Dodeka XIV – Full details:
This $33.583 million Dodeka XIV private catastrophe bond transaction is the fifteenth in the Dodeka series from ILS investment fund manager Twelve Capital, as the firm continues to show its commitment to sourcing risk in securitised cat bond form for its ILS fund investors.
Dodeka XIV has been issued using the Artex SAC Limited ILS Note Program II vehicle, with Dodeka XIV representing a single segregated account of the issuance vehicle. The risks included in the account have been transformed into private ILS form, resulting in the issuance of $33.583 million of tradable principal-at-risk ILS notes.

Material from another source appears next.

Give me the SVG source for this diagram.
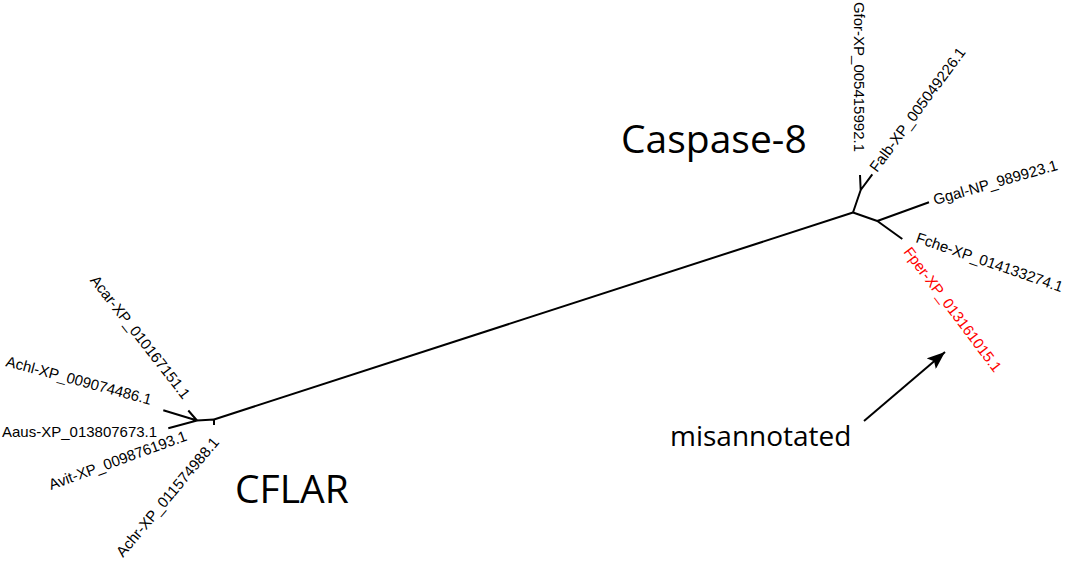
<svg xmlns="http://www.w3.org/2000/svg" width="1067" height="572" viewBox="0 0 1067 572">
<style>
.tip{font-family:"Liberation Sans",Arial,Helvetica,sans-serif;font-size:15px;fill:#000}
.red{fill:#ff0000}
.big{font-family:"Open Sans","Noto Sans","Liberation Sans",sans-serif;fill:#000}
.br{fill:none;stroke:#000;stroke-width:2;stroke-linecap:butt;stroke-linejoin:miter}
</style>
<defs>
<marker id="ah" viewBox="0 0 10 10" refX="10" refY="5" markerWidth="9" markerHeight="7" markerUnits="strokeWidth" orient="auto" preserveAspectRatio="none">
<path d="M0,0 L10,5 L0,10 L2,5 z" fill="#000"/>
</marker>
</defs>
<rect width="1067" height="572" fill="#fff"/>
<g id="connectors">
<path class="br" d="M214,419.5 L853,212.5"/>
<path class="br" d="M853,212.5 L860.7,190 M860.7,190 L860,175 M860.7,190 L872.3,174.3"/>
<path class="br" d="M853,212.5 L877.3,221 M877.3,221 L929,202.3 M877.3,221 L902.3,239"/>
<path class="br" d="M214,419.5 L197,420.5 M214,419 L214,425"/>
<path class="br" d="M197,420.5 L163.3,410.3 M197,420.5 L188.3,410.5 M197,420.5 L168.3,428.3"/>
<path class="br" d="M864,421 L945,352" marker-end="url(#ah)"/>
</g>
<g id="tip-Gfor"><text class="tip" transform="translate(854,152) rotate(90)" text-anchor="end">Gfor-XP_005415992.1</text></g>
<g id="tip-Falb"><text class="tip" transform="translate(877,173) rotate(-53.5)">Falb-XP_005049226.1</text></g>
<g id="tip-Ggal"><text class="tip" transform="translate(935,205) rotate(-16)">Ggal-NP_989923.1</text></g>
<g id="tip-Fche"><text class="tip" transform="translate(915,242) rotate(19)">Fche-XP_014133274.1</text></g>
<g id="tip-Fper"><text class="tip red" transform="translate(903,252) rotate(53)">Fper-XP_013161015.1</text></g>
<g id="tip-Acar"><text class="tip" transform="translate(183,400) rotate(52)" text-anchor="end">Acar-XP_010167151.1</text></g>
<g id="tip-Achl"><text class="tip" transform="translate(5,366) rotate(15)">Achl-XP_009074486.1</text></g>
<g id="tip-Aaus"><text class="tip" x="2" y="436.5">Aaus-XP_013807673.1</text></g>
<g id="tip-Avit"><text class="tip" transform="translate(51,490) rotate(-20)">Avit-XP_009876193.1</text></g>
<g id="tip-Achr"><text class="tip" transform="translate(123,558) rotate(-50)">Achr-XP_011574988.1</text></g>
<g id="label-caspase8"><text class="big" x="621" y="153" font-size="39">Caspase-8</text></g>
<g id="label-cflar"><text class="big" x="235" y="503" font-size="39">CFLAR</text></g>
<g id="label-misannotated"><text class="big" x="670" y="446" font-size="28">misannotated</text></g>
</svg>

The $33.583 million of Dodeka XIV insurance-linked notes are due on the 8th January 2019, so will represent a one-year renewal reinsurance or retrocession contract.
The $33.583 million of Dodeka XIV notes have been admitted to the BSX as Section V Insurance Related Securities and the notes have been placed with qualified ILS investors.
As with all of the Dodeka private ILS transactions, we assume that the Dodeka XIV cat bond lite features a transformed industry-loss warranty (ILW) contract, using a PCS industry loss trigger, covering U.S. natural catastrophe risks. Twelve Capital confirmed that in this case the transaction covers U.S. all natural perils second event risk, which it sees as a diversifier for its portfolios.
The Dodeka private cat bonds are an efficient way for Twelve Capital to offer capital markets backed reinsurance coverage to cedents while souring cat bond notes for its investment funds.